Russian cosmonauts from the sixties that I bought in Spitalfields Market

My first bicycle, that I found under the tree one Christmas and still keep in my attic

11 Responses leave one →
  1. mem permalink
    December 13, 2023

    what a lovely collection . I think maybe you and your grandmother have similar sense of aesthetics . It a lovely thing to have a grandson who cares about your things as you do .

  2. Arabella permalink
    December 13, 2023

    I too love my Christmas decorations and have been collecting them for many years now. I was delighted on my last outing to Columbia road market to discover a shop selling decorations from the places in Germany you mention. Perhaps you know it.
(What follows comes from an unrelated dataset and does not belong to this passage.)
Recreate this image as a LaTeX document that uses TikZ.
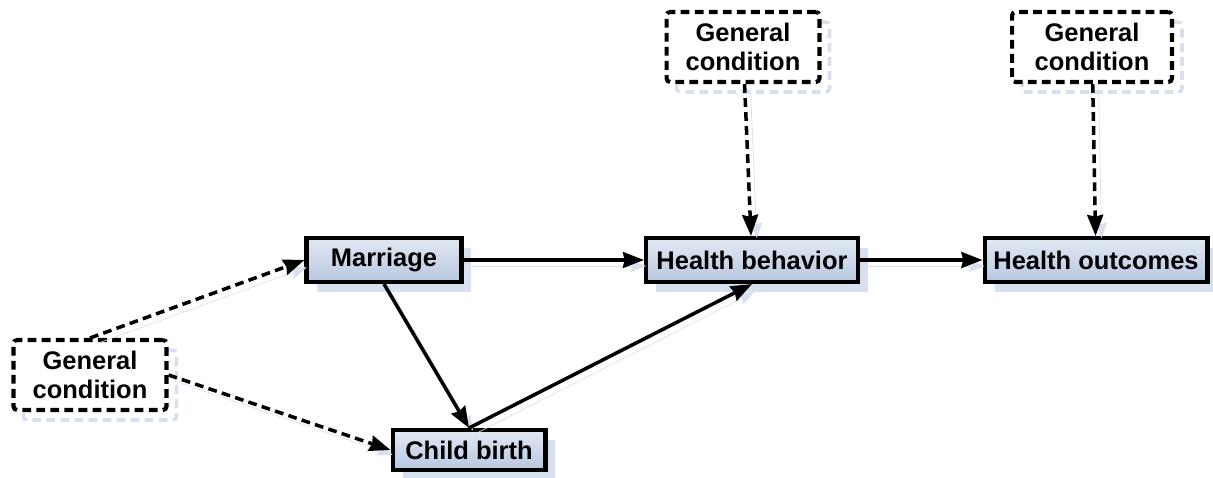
\documentclass[tikz,border=0pt]{standalone}
\usepackage{fontspec}
\setmainfont{Liberation Sans}
\usetikzlibrary{positioning,shadows,arrows.meta}
\definecolor{BoxTop}{HTML}{E3E9F4}
\definecolor{BoxBot}{HTML}{B7C6DF}
\definecolor{BoxShade}{HTML}{D8E0EF}

\begin{document}
\begin{tikzpicture}[>={Stealth[inset=1pt]},x=0.02cm,y=-0.02cm]
  \tikzstyle{factor}=[draw=black,line width=2.3pt,top color=BoxTop,bottom color=BoxBot,
    inner sep=2pt,minimum height=0.88cm,
    font=\fontsize{14.5}{16}\selectfont\bfseries,
    general shadow={shadow xshift=0.2cm,shadow yshift=-0.2cm,fill=BoxShade}]
  \tikzstyle{cond}=[draw=black,line width=2.3pt,dash pattern=on 5pt off 3pt,fill=white,
    rounded corners=2pt,align=center,minimum width=3.06cm,minimum height=1.4cm,
    font=\fontsize{14.5}{16.5}\selectfont\bfseries,
    general shadow={shadow xshift=0.2cm,shadow yshift=-0.2cm,draw=BoxShade,
      line width=2pt,dash pattern=on 5pt off 3pt}]
  \tikzstyle{link}=[->,line width=2pt,
    preaction={draw=BoxShade,transform canvas={shift={(0.12cm,-0.12cm)}}}]
  \tikzstyle{cause}=[->,line width=2pt,dash pattern=on 5pt off 3pt,
    preaction={draw=BoxShade,transform canvas={shift={(0.12cm,-0.12cm)}}}]
  \useasboundingbox (0,0) rectangle (1213,477);
  \node[factor,minimum width=3.1cm] (mar) at (384,260) {Marriage};
  \node[factor,minimum width=4.24cm] (beh) at (752,260) {Health behavior};
  \node[factor,minimum width=4.46cm] (out) at (1096,260) {Health outcomes};
  \node[factor,minimum width=3.06cm,minimum height=0.8cm] (birth) at (469,450) {Child birth};
  \node[cond] (gc1) at (90,375) {General\\condition};
  \node[cond] (gc2) at (743,47) {General\\condition};
  \node[cond,minimum width=3.2cm] (gc3) at (1092,47) {General\\condition};
  \draw[link] (mar)--(beh);
  \draw[link] (beh)--(out);
  \draw[link] (mar.south)--(birth.north);
  \draw[link] (birth.north)--(beh.south);
  \draw[cause] (gc1.north)--(mar.west);
  \draw[cause] (gc1.east)--(birth.west);
  \draw[cause] (gc2)--(beh);
  \draw[cause] (gc3)--(out);
\end{tikzpicture}
\end{document}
  3. Jill Wilson permalink
    December 13, 2023

    Having spent a lot of the summer clearing out the family home following my Mum’s death I have also inherited all the ‘old friend’ Christmas decorations which will be going onto my tree, and which will bring back many happy memories.

    Have a lovely Christmas xx

  4. Christa permalink
    December 13, 2023

    Lucky you. I know that happy feeling – when I open my Christmas box every year and see the few Old treasures come to me through the family. Happy Christmas time!

  5. Cherub permalink
    December 13, 2023

    These are beautiful, you are so lucky to have this collection. I collected tree decorations from 1984 onwards, sadly lost what I had built up when my house was flooded by a burst pipe in the attic back in 2001.
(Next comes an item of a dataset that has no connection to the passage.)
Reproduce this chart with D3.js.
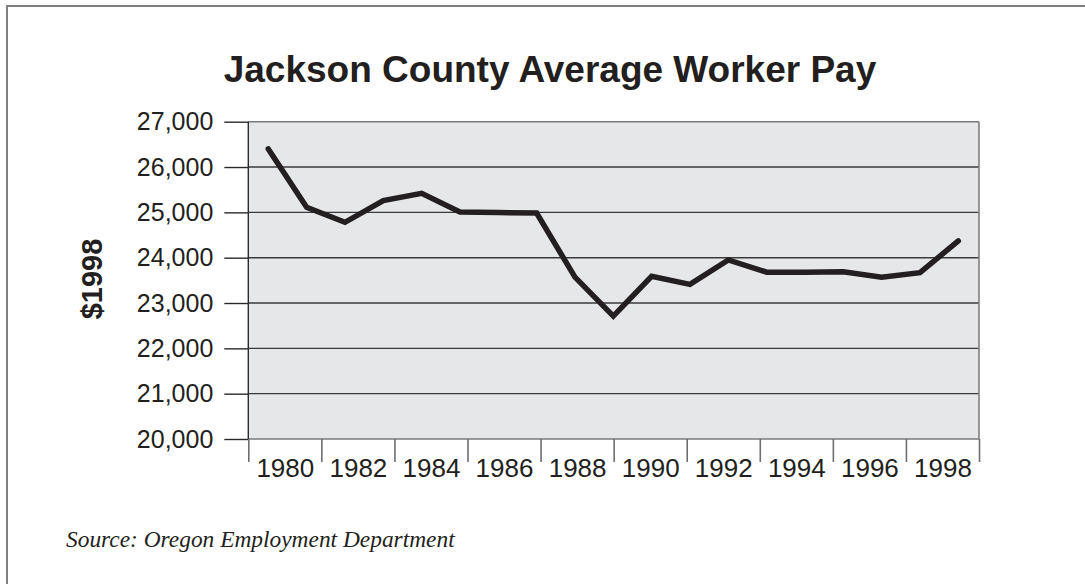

    I have since amassed another collection, some are traditionally Swiss or particular to customs in Basel, others have been collected from other places. I bought some beautiful hand made glass ones and some hand beaten brass ones at the weekend in Copenhagen. The brass ones are of oak leaves, birds and stars.

  6. December 13, 2023

    We are so fortunate to be able to visit your treasured collection…… and hear the stories about
    each ornament. I set up our little tabletop nativity scene yesterday. Like your bicycle, this group of figures and the small wooden stable, are from my childhood. As I unwrapped one of the Three Kings, I turned over the figure and saw a price imprint —- thirty-nine cents. With this memory I was transported to the Murphy’s dime store in my little hometown, and I stood peering down into bins of nativity figures. Camels, sheep, shepherds, Kings, angels, etc. My allowance money at the ready in a plastic change purse, I contemplate which figure I will add to the scene. I decide on a dog, who will accompany a young shepherd. Fast forward to 2023, and the whole cast of characters is now on display amidst a forest of bottle brush trees, illuminated by white column candles. Beautiful nostalgia. Thank you GA for shining a holiday light!

  7. Ron permalink
    December 13, 2023

    Greetings from Canada.
    Some of these decorations were in our Grandmother’s and subsequently our parent’s collection.
    Was always magical to open those carboard trays, hoping that they had survived their long hibernation.
    Thank you for your daily inspirations.
    Happy Christmas to all.

  8. December 13, 2023

    Your collection is a fine one. Unfortunately, my cats are far too curious so I don’t put any cherished glass pieces on the Christmas tree. Consequently, fabric decorations, pine cones and the inevitable plastic replicas festoon my tree. The cats get to climb, pull or knock over the tree and nothing is broken. Every year, when I bring up the decorations from the cellar, I look through the boxes and select this year’s pieces. I also have delicate glass from the 1950s and I keep a few Christmas card. Those from people now passed always bring tears. The season and the closing of the year brings mixed emotions.

  9. December 13, 2023

    *** MERRY CHRISTMAS! ***
    *** JOYEUX NOËL! ***

    Love & Peace

  10. December 14, 2023

    These lovely glass ornaments are still being made in northern Bavaria. We began stocking them in our Berlin shop a couple of years ago and are happy to see how appreciated they are, especially by younger people.

    Merry Christmas and frohe Weihnachten from Berlin

  11. Cherub permalink
    December 14, 2023

    There is a Christmas decoration shop in Basel that sells handmade glass baubles. The owner oversees decorating the huge tree in the cathedral square every year, it’s always very beautiful.